-- begin Supplied data --

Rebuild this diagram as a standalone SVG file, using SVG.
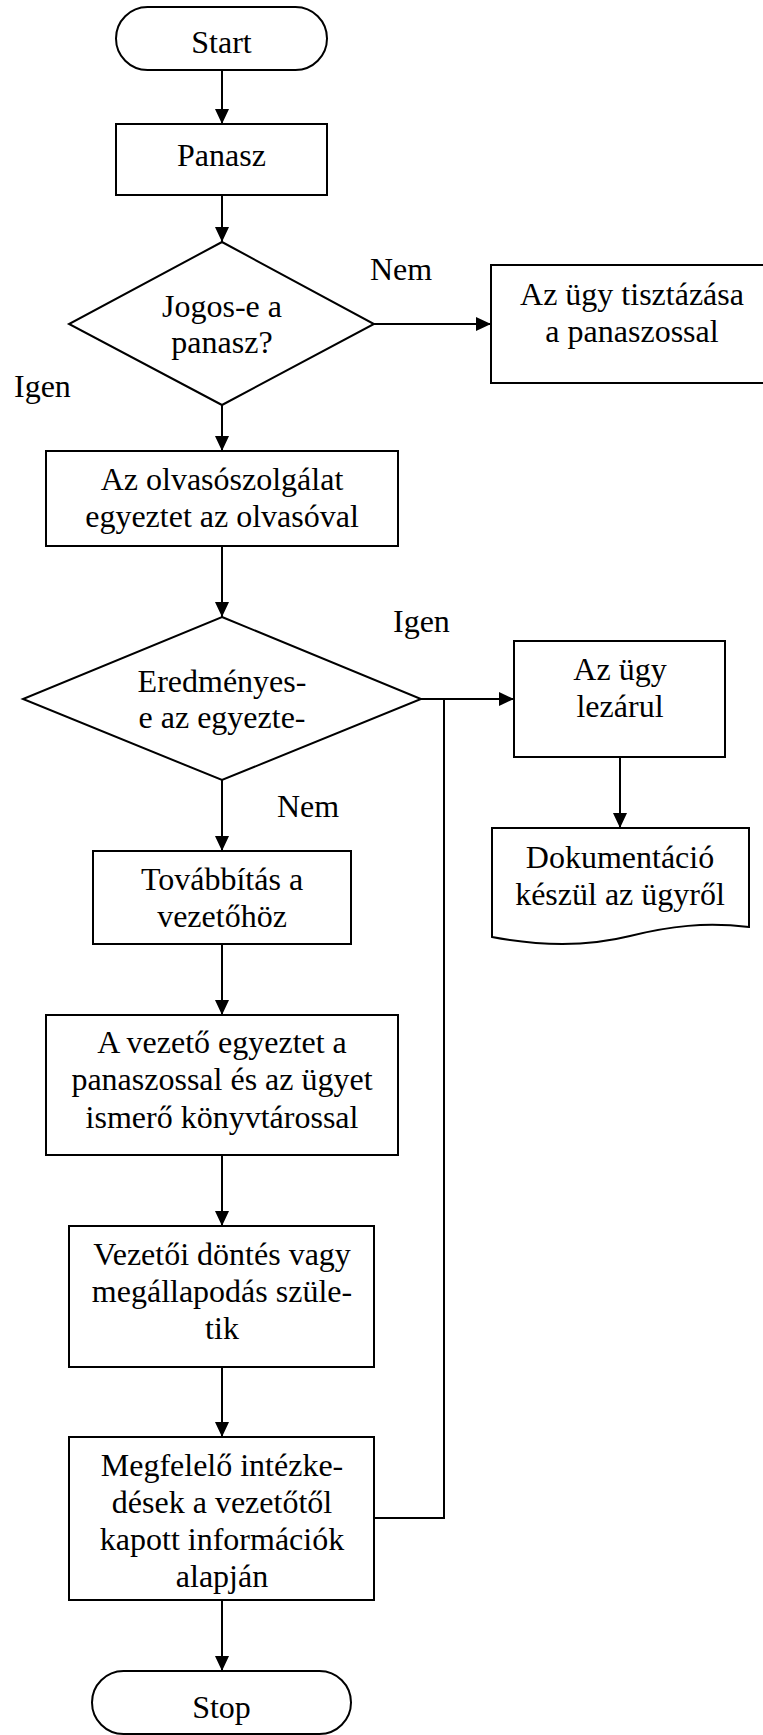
<svg xmlns="http://www.w3.org/2000/svg" width="763" height="1735" viewBox="0 0 763 1735">
  <style>
    .shape { fill: #ffffff; stroke: #000000; stroke-width: 2; }
    .wire { fill: none; stroke: #000000; stroke-width: 2; }
    text { font-family: "Liberation Serif", "Times New Roman", serif; font-size: 32px; fill: #000000; }
    .c { text-anchor: middle; }
  </style>
  <defs>
    <marker id="arrow" markerUnits="userSpaceOnUse" markerWidth="16" markerHeight="14" refX="15" refY="7" orient="auto">
      <path d="M0,0 L15,7 L0,14 Z" fill="#000000"/>
    </marker>
  </defs>

  <rect width="763" height="1735" fill="#ffffff"/>

  <!-- connectors -->
  <g id="connectors">
    <path class="wire" d="M222,70 V124" marker-end="url(#arrow)"/>
    <path class="wire" d="M222,195 V242" marker-end="url(#arrow)"/>
    <path class="wire" d="M374,324 H491" marker-end="url(#arrow)"/>
    <path class="wire" d="M222,405 V451" marker-end="url(#arrow)"/>
    <path class="wire" d="M222,546 V617" marker-end="url(#arrow)"/>
    <path class="wire" d="M421,699 H514" marker-end="url(#arrow)"/>
    <path class="wire" d="M620,757 V828" marker-end="url(#arrow)"/>
    <path class="wire" d="M222,780 V851" marker-end="url(#arrow)"/>
    <path class="wire" d="M222,944 V1015" marker-end="url(#arrow)"/>
    <path class="wire" d="M222,1155 V1226" marker-end="url(#arrow)"/>
    <path class="wire" d="M222,1367 V1437" marker-end="url(#arrow)"/>
    <path class="wire" d="M222,1600 V1671" marker-end="url(#arrow)"/>
    <path class="wire" d="M374,1518 H444 V699"/>
  </g>

  <!-- branch labels -->
  <g id="labels">
    <text x="370" y="280">Nem</text>
    <text x="14" y="397">Igen</text>
    <text x="393" y="632">Igen</text>
    <text x="277" y="817">Nem</text>
  </g>

  <g id="start">
    <rect class="shape" x="116" y="7" width="211" height="63" rx="31.5" ry="31.5"/>
    <text class="c" x="221.5" y="53">Start</text>
  </g>

  <g id="panasz">
    <rect class="shape" x="116" y="124" width="211" height="71"/>
    <text class="c" x="221.5" y="166">Panasz</text>
  </g>

  <g id="jogos">
    <polygon class="shape" points="222,242 374,324 222,405 69,324"/>
    <text class="c" x="222" y="317">Jogos-e a</text>
    <text class="c" x="222" y="353">panasz?</text>
  </g>

  <!-- this box runs past the right edge of the sheet -->
  <g id="tisztazas">
    <rect class="shape" x="491" y="265" width="284" height="118"/>
    <text class="c" x="632" y="305">Az ügy tisztázása</text>
    <text class="c" x="632" y="342">a panaszossal</text>
  </g>

  <g id="olvasoszolgalat">
    <rect class="shape" x="46" y="451" width="352" height="95"/>
    <text class="c" x="222" y="490">Az olvasószolgálat</text>
    <text class="c" x="222" y="527">egyeztet az olvasóval</text>
  </g>

  <g id="eredmenyes">
    <polygon class="shape" points="222,617 421,699 222,780 23,699"/>
    <text class="c" x="222" y="692">Eredményes-</text>
    <text class="c" x="222" y="728">e az egyezte-</text>
  </g>

  <g id="lezarul">
    <rect class="shape" x="514" y="641" width="211" height="116"/>
    <text class="c" x="620" y="680">Az ügy</text>
    <text class="c" x="620" y="717">lezárul</text>
  </g>

  <g id="dokumentacio">
    <path class="shape" d="M492,828 H749 V927 C705,922 670,926 630,936 C590,946 545,947 492,937 Z"/>
    <text class="c" x="620" y="868">Dokumentáció</text>
    <text class="c" x="620" y="905">készül az ügyről</text>
  </g>

  <g id="tovabbitas">
    <rect class="shape" x="93" y="851" width="258" height="93"/>
    <text class="c" x="222" y="890">Továbbítás a</text>
    <text class="c" x="222" y="927">vezetőhöz</text>
  </g>

  <g id="vezeto-egyeztet">
    <rect class="shape" x="46" y="1015" width="352" height="140"/>
    <text class="c" x="222" y="1053">A vezető egyeztet a</text>
    <text class="c" x="222" y="1090">panaszossal és az ügyet</text>
    <text class="c" x="222" y="1128">ismerő könyvtárossal</text>
  </g>

  <g id="vezetoi-dontes">
    <rect class="shape" x="69" y="1226" width="305" height="141"/>
    <text class="c" x="222" y="1265">Vezetői döntés vagy</text>
    <text class="c" x="222" y="1302">megállapodás szüle-</text>
    <text class="c" x="222" y="1339">tik</text>
  </g>

  <g id="intezkedesek">
    <rect class="shape" x="69" y="1437" width="305" height="163"/>
    <text class="c" x="222" y="1476">Megfelelő intézke-</text>
    <text class="c" x="222" y="1513">dések a vezetőtől</text>
    <text class="c" x="222" y="1550">kapott információk</text>
    <text class="c" x="222" y="1587">alapján</text>
  </g>

  <g id="stop">
    <rect class="shape" x="92" y="1671" width="259" height="63" rx="31.5" ry="31.5"/>
    <text class="c" x="221.5" y="1718">Stop</text>
  </g>
</svg>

-- end Supplied data --

Aim of the task: All of the lines above should be retyped precisely, apart from the pictures.

Task solution:
Rebuild this diagram as a standalone SVG file, using SVG.
<svg xmlns="http://www.w3.org/2000/svg" width="763" height="1735" viewBox="0 0 763 1735">
  <style>
    .shape { fill: #ffffff; stroke: #000000; stroke-width: 2; }
    .wire { fill: none; stroke: #000000; stroke-width: 2; }
    text { font-family: "Liberation Serif", "Times New Roman", serif; font-size: 32px; fill: #000000; }
    .c { text-anchor: middle; }
  </style>
  <defs>
    <marker id="arrow" markerUnits="userSpaceOnUse" markerWidth="16" markerHeight="14" refX="15" refY="7" orient="auto">
      <path d="M0,0 L15,7 L0,14 Z" fill="#000000"/>
    </marker>
  </defs>

  <rect width="763" height="1735" fill="#ffffff"/>

  <!-- connectors -->
  <g id="connectors">
    <path class="wire" d="M222,70 V124" marker-end="url(#arrow)"/>
    <path class="wire" d="M222,195 V242" marker-end="url(#arrow)"/>
    <path class="wire" d="M374,324 H491" marker-end="url(#arrow)"/>
    <path class="wire" d="M222,405 V451" marker-end="url(#arrow)"/>
    <path class="wire" d="M222,546 V617" marker-end="url(#arrow)"/>
    <path class="wire" d="M421,699 H514" marker-end="url(#arrow)"/>
    <path class="wire" d="M620,757 V828" marker-end="url(#arrow)"/>
    <path class="wire" d="M222,780 V851" marker-end="url(#arrow)"/>
    <path class="wire" d="M222,944 V1015" marker-end="url(#arrow)"/>
    <path class="wire" d="M222,1155 V1226" marker-end="url(#arrow)"/>
    <path class="wire" d="M222,1367 V1437" marker-end="url(#arrow)"/>
    <path class="wire" d="M222,1600 V1671" marker-end="url(#arrow)"/>
    <path class="wire" d="M374,1518 H444 V699"/>
  </g>

  <!-- branch labels -->
  <g id="labels">
    <text x="370" y="280">Nem</text>
    <text x="14" y="397">Igen</text>
    <text x="393" y="632">Igen</text>
    <text x="277" y="817">Nem</text>
  </g>

  <g id="start">
    <rect class="shape" x="116" y="7" width="211" height="63" rx="31.5" ry="31.5"/>
    <text class="c" x="221.5" y="53">Start</text>
  </g>

  <g id="panasz">
    <rect class="shape" x="116" y="124" width="211" height="71"/>
    <text class="c" x="221.5" y="166">Panasz</text>
  </g>

  <g id="jogos">
    <polygon class="shape" points="222,242 374,324 222,405 69,324"/>
    <text class="c" x="222" y="317">Jogos-e a</text>
    <text class="c" x="222" y="353">panasz?</text>
  </g>

  <!-- this box runs past the right edge of the sheet -->
  <g id="tisztazas">
    <rect class="shape" x="491" y="265" width="284" height="118"/>
    <text class="c" x="632" y="305">Az ügy tisztázása</text>
    <text class="c" x="632" y="342">a panaszossal</text>
  </g>

  <g id="olvasoszolgalat">
    <rect class="shape" x="46" y="451" width="352" height="95"/>
    <text class="c" x="222" y="490">Az olvasószolgálat</text>
    <text class="c" x="222" y="527">egyeztet az olvasóval</text>
  </g>

  <g id="eredmenyes">
    <polygon class="shape" points="222,617 421,699 222,780 23,699"/>
    <text class="c" x="222" y="692">Eredményes-</text>
    <text class="c" x="222" y="728">e az egyezte-</text>
  </g>

  <g id="lezarul">
    <rect class="shape" x="514" y="641" width="211" height="116"/>
    <text class="c" x="620" y="680">Az ügy</text>
    <text class="c" x="620" y="717">lezárul</text>
  </g>

  <g id="dokumentacio">
    <path class="shape" d="M492,828 H749 V927 C705,922 670,926 630,936 C590,946 545,947 492,937 Z"/>
    <text class="c" x="620" y="868">Dokumentáció</text>
    <text class="c" x="620" y="905">készül az ügyről</text>
  </g>

  <g id="tovabbitas">
    <rect class="shape" x="93" y="851" width="258" height="93"/>
    <text class="c" x="222" y="890">Továbbítás a</text>
    <text class="c" x="222" y="927">vezetőhöz</text>
  </g>

  <g id="vezeto-egyeztet">
    <rect class="shape" x="46" y="1015" width="352" height="140"/>
    <text class="c" x="222" y="1053">A vezető egyeztet a</text>
    <text class="c" x="222" y="1090">panaszossal és az ügyet</text>
    <text class="c" x="222" y="1128">ismerő könyvtárossal</text>
  </g>

  <g id="vezetoi-dontes">
    <rect class="shape" x="69" y="1226" width="305" height="141"/>
    <text class="c" x="222" y="1265">Vezetői döntés vagy</text>
    <text class="c" x="222" y="1302">megállapodás szüle-</text>
    <text class="c" x="222" y="1339">tik</text>
  </g>

  <g id="intezkedesek">
    <rect class="shape" x="69" y="1437" width="305" height="163"/>
    <text class="c" x="222" y="1476">Megfelelő intézke-</text>
    <text class="c" x="222" y="1513">dések a vezetőtől</text>
    <text class="c" x="222" y="1550">kapott információk</text>
    <text class="c" x="222" y="1587">alapján</text>
  </g>

  <g id="stop">
    <rect class="shape" x="92" y="1671" width="259" height="63" rx="31.5" ry="31.5"/>
    <text class="c" x="221.5" y="1718">Stop</text>
  </g>
</svg>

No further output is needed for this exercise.